THE EXERCISE: Your task is to output the listing word for word, with pictures excluded.

==== PROVIDED MATERIAL ====

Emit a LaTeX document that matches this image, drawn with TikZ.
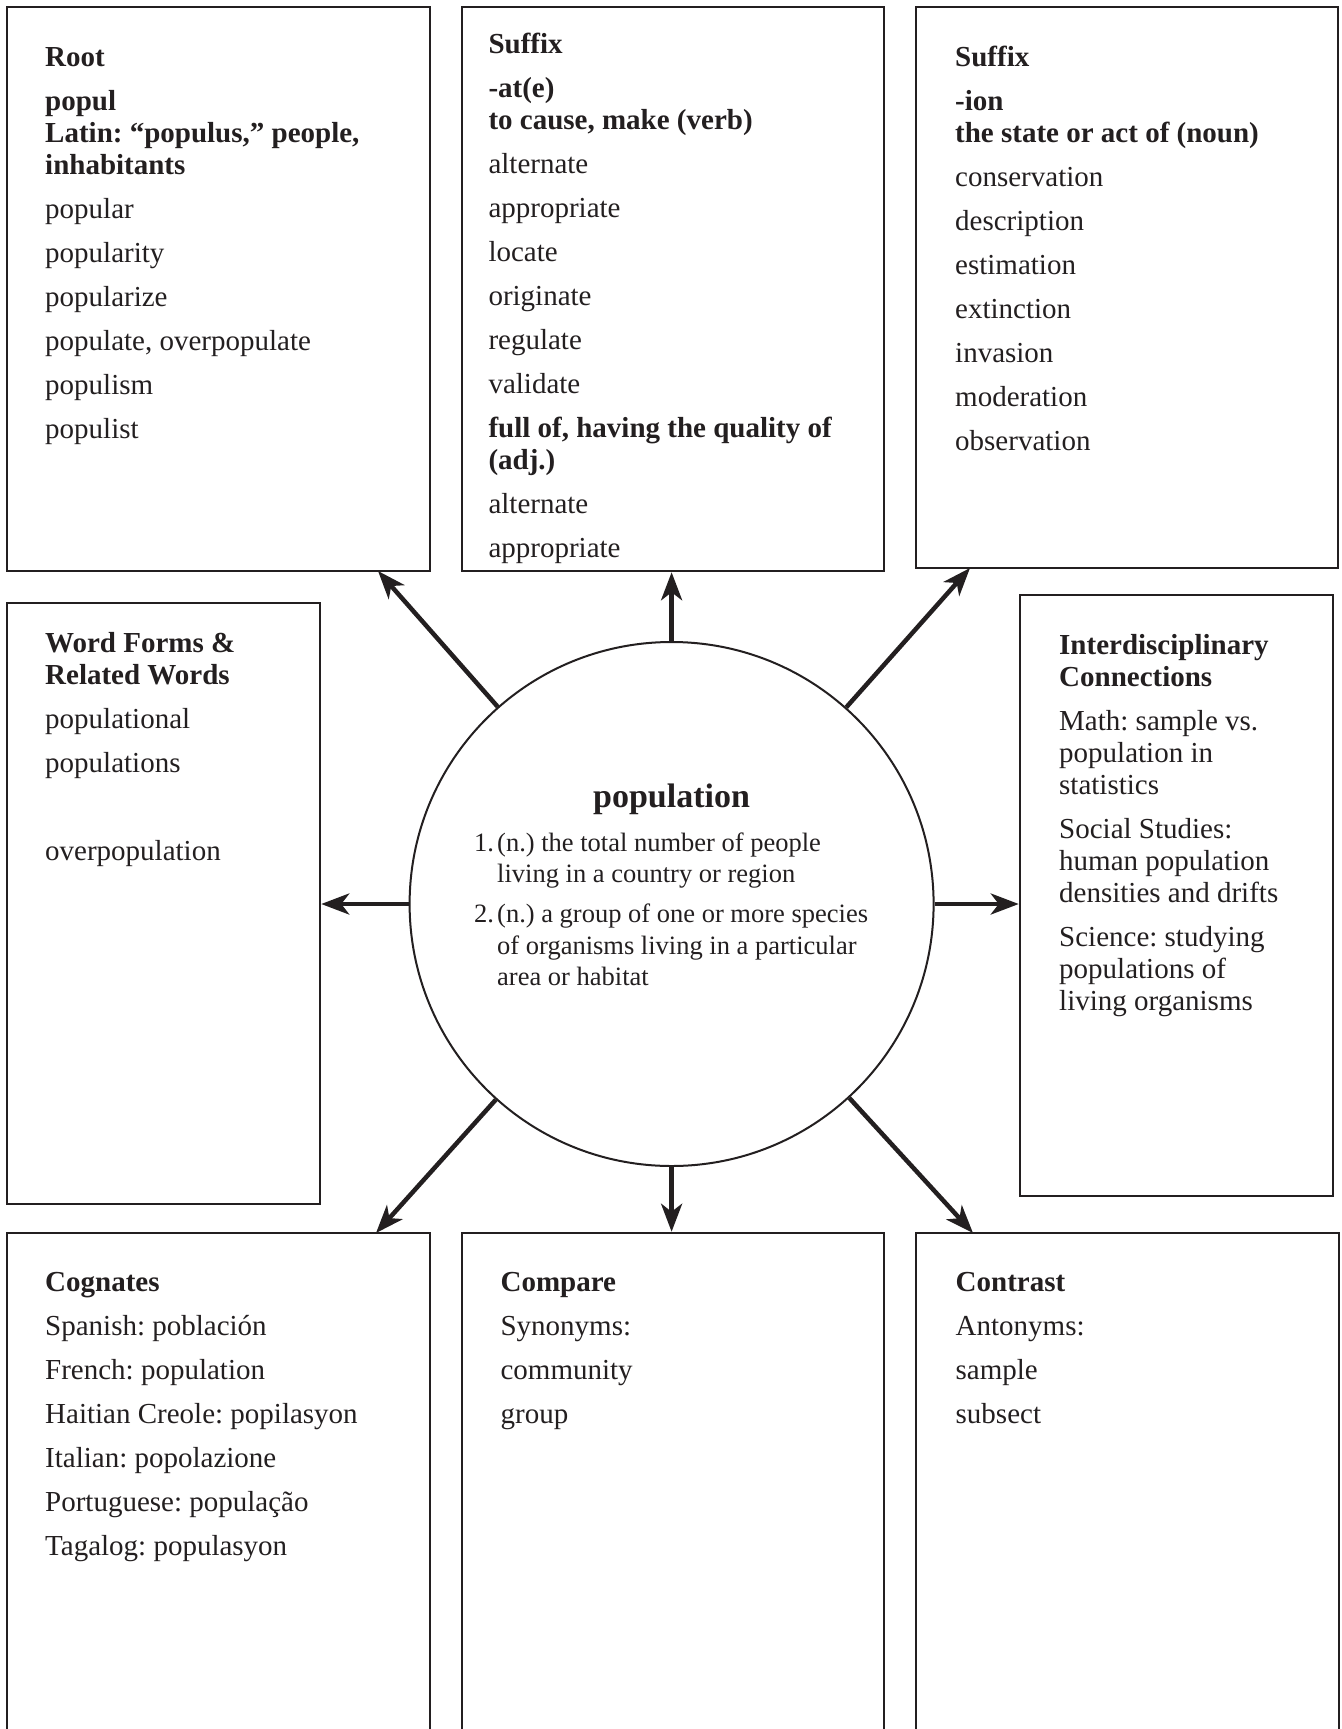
\documentclass[tikz,border=0pt]{standalone}
\usepackage{fontspec}
\setmainfont{Liberation Serif}
\usetikzlibrary{arrows.meta}
\definecolor{ink}{RGB}{35,31,32}
\frenchspacing
\newcommand{\boxtext}[2]{\parbox[t]{#1pt}{\raggedright\frenchspacing\fontsize{29pt}{32pt}\selectfont\setlength{\parskip}{12pt}#2}}
\begin{document}
\begin{tikzpicture}[x=1pt,y=-1pt,
  frame/.style={draw=ink,line width=2.5pt,rectangle,inner sep=0pt},
  txt/.style={anchor=base west,inner sep=0pt,text=ink},
  arr/.style={draw=ink,line width=4.5pt,-{Stealth[length=28pt,width=21pt,inset=8pt]}}]
\useasboundingbox (0,0) rectangle (1341,1729);
\clip (0,0) rectangle (1341,1729);
\fill[white] (0,0) rectangle (1341,1729);

% boxes
\node[frame,minimum width=423pt,minimum height=564pt] (root) at (218.5,289) {};
\node[frame,minimum width=422pt,minimum height=564pt] (suf1) at (673,289) {};
\node[frame,minimum width=422pt,minimum height=561pt] (suf2) at (1127,287.5) {};
\node[frame,minimum width=313pt,minimum height=601pt] (wf) at (163.5,903.5) {};
\node[frame,minimum width=313pt,minimum height=601pt] (inter) at (1176.5,895.5) {};
\node[frame,minimum width=423pt,minimum height=537pt] (cog) at (218.5,1501.5) {};
\node[frame,minimum width=422pt,minimum height=537pt] (comp) at (673,1501.5) {};
\node[frame,minimum width=423pt,minimum height=537pt] (contr) at (1127.5,1501.5) {};

% centre circle
\node[draw=ink,line width=2pt,circle,minimum size=524pt,inner sep=0pt] (pop) at (671.6,904) {};
\node[anchor=base,inner sep=0pt,text=ink,font=\fontsize{34pt}{40pt}\selectfont\bfseries] (title) at (671.6,807) {population};
\node[txt] (defs) at (474,851) {\parbox[t]{420pt}{\frenchspacing\fontsize{26.5pt}{31.5pt}\selectfont\setlength{\parskip}{8.5pt}%
\hangindent=23pt\hangafter=1 \makebox[23pt][l]{1.}(n.) the total number of people\\living in a country or region\par
\hangindent=23pt\hangafter=1 \makebox[23pt][l]{2.}(n.) a group of one or more species\\of organisms living in a particular\\area or habitat}};

% texts
\node[txt] (rootT) at (45,66.6) {\boxtext{370}{\textbf{Root}\par
\textbf{popul\\Latin: “populus,” people,\\inhabitants}\par
popular\par popularity\par popularize\par populate, overpopulate\par populism\par populist}};

\node[txt] (suf1T) at (488.3,53.6) {\boxtext{370}{\textbf{Suffix}\par
\textbf{-at(e)\\to cause, make (verb)}\par
alternate\par appropriate\par locate\par originate\par regulate\par validate\par
\textbf{full of, having the quality of\\(adj.)}\par
alternate\par appropriate}};

\node[txt] (suf2T) at (955,66.6) {\boxtext{370}{\textbf{Suffix}\par
\textbf{-ion\\the state or act of (noun)}\par
conservation\par description\par estimation\par extinction\par invasion\par moderation\par observation}};

\node[txt] (wfT) at (45,652) {\boxtext{270}{\textbf{Word Forms \&\\Related Words}\par
populational\par populations\par \mbox{}\par overpopulation}};

\node[txt] (interT) at (1059,654) {\boxtext{270}{\textbf{Interdisciplinary\\Connections}\par
Math: sample vs.\\population in\\statistics\par
Social Studies:\\human population\\densities and drifts\par
Science: studying\\populations of\\living organisms}};

\node[txt] (cogT) at (45,1291.5) {\boxtext{370}{\textbf{Cognates}\par
Spanish: población\par French: population\par Haitian Creole: popilasyon\par Italian: popolazione\par Portuguese: população\par Tagalog: populasyon}};

\node[txt] (compT) at (500.4,1291.5) {\boxtext{370}{\textbf{Compare}\par Synonyms:\par community\par group}};

\node[txt] (contrT) at (955.5,1291.5) {\boxtext{370}{\textbf{Contrast}\par Antonyms:\par sample\par subsect}};

% arrow targets
\coordinate (tNW) at (378,571);
\coordinate (tNE) at (970,568);
\coordinate (tSW) at (376,1233);
\coordinate (tSE) at (973,1233);

\draw[arr] (pop) -- (pop |- suf1.south);
\draw[arr] (pop) -- (tNW);
\draw[arr] (pop) -- (tNE);
\draw[arr] (pop) -- (pop -| wf.east);
\draw[arr] (pop) -- (pop -| inter.west);
\draw[arr] (pop) -- (tSW);
\draw[arr] (pop) -- (pop |- comp.north);
\draw[arr] (pop) -- (tSE);
\end{tikzpicture}
\end{document}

====

EXERCISE SOLUTION:
Emit a LaTeX document that matches this image, drawn with TikZ.
\documentclass[tikz,border=0pt]{standalone}
\usepackage{fontspec}
\setmainfont{Liberation Serif}
\usetikzlibrary{arrows.meta}
\definecolor{ink}{RGB}{35,31,32}
\frenchspacing
\newcommand{\boxtext}[2]{\parbox[t]{#1pt}{\raggedright\frenchspacing\fontsize{29pt}{32pt}\selectfont\setlength{\parskip}{12pt}#2}}
\begin{document}
\begin{tikzpicture}[x=1pt,y=-1pt,
  frame/.style={draw=ink,line width=2.5pt,rectangle,inner sep=0pt},
  txt/.style={anchor=base west,inner sep=0pt,text=ink},
  arr/.style={draw=ink,line width=4.5pt,-{Stealth[length=28pt,width=21pt,inset=8pt]}}]
\useasboundingbox (0,0) rectangle (1341,1729);
\clip (0,0) rectangle (1341,1729);
\fill[white] (0,0) rectangle (1341,1729);

% boxes
\node[frame,minimum width=423pt,minimum height=564pt] (root) at (218.5,289) {};
\node[frame,minimum width=422pt,minimum height=564pt] (suf1) at (673,289) {};
\node[frame,minimum width=422pt,minimum height=561pt] (suf2) at (1127,287.5) {};
\node[frame,minimum width=313pt,minimum height=601pt] (wf) at (163.5,903.5) {};
\node[frame,minimum width=313pt,minimum height=601pt] (inter) at (1176.5,895.5) {};
\node[frame,minimum width=423pt,minimum height=537pt] (cog) at (218.5,1501.5) {};
\node[frame,minimum width=422pt,minimum height=537pt] (comp) at (673,1501.5) {};
\node[frame,minimum width=423pt,minimum height=537pt] (contr) at (1127.5,1501.5) {};

% centre circle
\node[draw=ink,line width=2pt,circle,minimum size=524pt,inner sep=0pt] (pop) at (671.6,904) {};
\node[anchor=base,inner sep=0pt,text=ink,font=\fontsize{34pt}{40pt}\selectfont\bfseries] (title) at (671.6,807) {population};
\node[txt] (defs) at (474,851) {\parbox[t]{420pt}{\frenchspacing\fontsize{26.5pt}{31.5pt}\selectfont\setlength{\parskip}{8.5pt}%
\hangindent=23pt\hangafter=1 \makebox[23pt][l]{1.}(n.) the total number of people\\living in a country or region\par
\hangindent=23pt\hangafter=1 \makebox[23pt][l]{2.}(n.) a group of one or more species\\of organisms living in a particular\\area or habitat}};

% texts
\node[txt] (rootT) at (45,66.6) {\boxtext{370}{\textbf{Root}\par
\textbf{popul\\Latin: “populus,” people,\\inhabitants}\par
popular\par popularity\par popularize\par populate, overpopulate\par populism\par populist}};

\node[txt] (suf1T) at (488.3,53.6) {\boxtext{370}{\textbf{Suffix}\par
\textbf{-at(e)\\to cause, make (verb)}\par
alternate\par appropriate\par locate\par originate\par regulate\par validate\par
\textbf{full of, having the quality of\\(adj.)}\par
alternate\par appropriate}};

\node[txt] (suf2T) at (955,66.6) {\boxtext{370}{\textbf{Suffix}\par
\textbf{-ion\\the state or act of (noun)}\par
conservation\par description\par estimation\par extinction\par invasion\par moderation\par observation}};

\node[txt] (wfT) at (45,652) {\boxtext{270}{\textbf{Word Forms \&\\Related Words}\par
populational\par populations\par \mbox{}\par overpopulation}};

\node[txt] (interT) at (1059,654) {\boxtext{270}{\textbf{Interdisciplinary\\Connections}\par
Math: sample vs.\\population in\\statistics\par
Social Studies:\\human population\\densities and drifts\par
Science: studying\\populations of\\living organisms}};

\node[txt] (cogT) at (45,1291.5) {\boxtext{370}{\textbf{Cognates}\par
Spanish: población\par French: population\par Haitian Creole: popilasyon\par Italian: popolazione\par Portuguese: população\par Tagalog: populasyon}};

\node[txt] (compT) at (500.4,1291.5) {\boxtext{370}{\textbf{Compare}\par Synonyms:\par community\par group}};

\node[txt] (contrT) at (955.5,1291.5) {\boxtext{370}{\textbf{Contrast}\par Antonyms:\par sample\par subsect}};

% arrow targets
\coordinate (tNW) at (378,571);
\coordinate (tNE) at (970,568);
\coordinate (tSW) at (376,1233);
\coordinate (tSE) at (973,1233);

\draw[arr] (pop) -- (pop |- suf1.south);
\draw[arr] (pop) -- (tNW);
\draw[arr] (pop) -- (tNE);
\draw[arr] (pop) -- (pop -| wf.east);
\draw[arr] (pop) -- (pop -| inter.west);
\draw[arr] (pop) -- (tSW);
\draw[arr] (pop) -- (pop |- comp.north);
\draw[arr] (pop) -- (tSE);
\end{tikzpicture}
\end{document}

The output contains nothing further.